In Memorial


"I've figured it out. The hardest part when someone dies so suddenly is not getting to say goodbye."

A friend of mine recently posted these words in the wake of a personal loss. I wish I could hug my friend. I wish I could be there for her, and I wish that I couldn't relate to this sentiment. But I can. Because I too lost someone suddenly this past weekend. It's not fair. It's devastating. It's heartbreaking and infuriating and leaves us asking why. Why, when there is so much evil and darkness in this world, are beacons of good and light taken from us? Why are the kind-hearted punished, afflicted, or made to suffer? Why are the very ones whose purposes were seemingly to bring joy to others deprived of that ability?
 
Don't tell me it's God's will. Don't tell me it's destiny. Don't tell me everything happens for a reason. Even if all of that is true, it assuages no pain. It offers no healing. And it still offers no reason why.
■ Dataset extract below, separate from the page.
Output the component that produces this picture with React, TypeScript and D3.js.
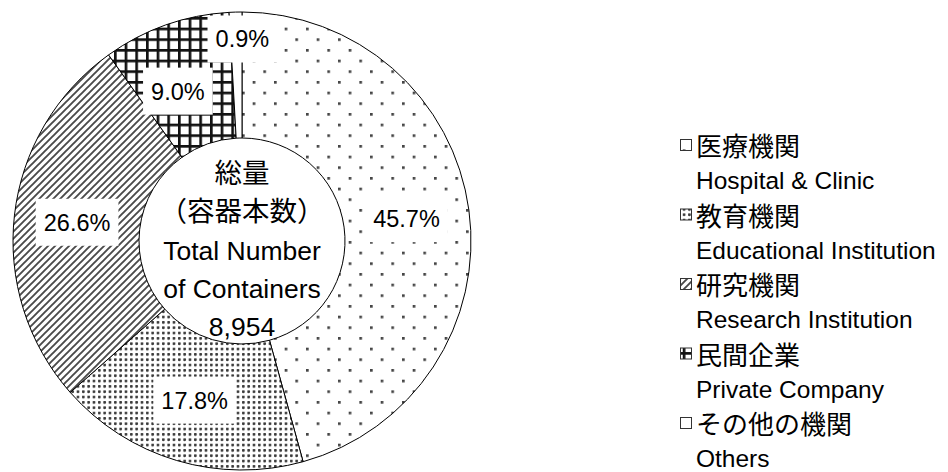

In my case, after having long been separated, I reconnected with my cousin just two years ago, ironically because of the tragedy of another. Though we didn't speak as often as we probably should or could have spoken, he was back in my life. We had the opportunity to meet each other again, rebuild our familial bonds. And now he's gone and I'm once again left asking why.

Why did he come back into my life only to leave it so suddenly? Why did we not have more opportunities to see one another, talk with one another? What purpose was there in his death?

I ask these questions knowing that I'll receive no answers. Perhaps it helps to say them aloud, to write them down, to share them, knowing that others will perhaps share my lament and know that they are not alone in thinking as I do. Maybe it's selfish of me to write these words, as they could cause more pain. I don't know. I don't know much at all. But I know a few things.
 
I know my cousin is gone.

I know that despite the sorrow so many of us feel, this world was a better place for his having been in it.

I know our lives were enriched for his having been a part in them.

I know that despite any struggles he faced, he did so with strength, courage and grace.

I know that he never thought of himself first, and was always the one to lend a hand, literally, proverbially or spiritually, even when it was he who might have needed one more.

And I'm left asking why.

Why, God, if you truly exist, would you take someone who exemplified that which you teach?

Kindness. Compassion. Empathy.

Why would you take someone that offered so much to so many?

There had better be a higher plan. There had better be a Divine calling. There had better be something. I don't need to know what it is, and I'm sure I never will, but please. Please let there be something. Let not his passing be without reason. Let not my friend's loss be without reason. Let not the fact that those left behind weren't able to say goodbye be without reason.

Let not the pain be without reason.

And let those that are gone know that we grieve, that we miss, and that we love.

For Gregg Soucie ~ RIP

For Kim Rapka ~ RIP

For all those left wondering why.

 

 

 

 

 

 

 

 

 

 

Comments

  1. RIP Sweet Gregg. The world was a better place for you having been in it. Sleep with Angels friend!!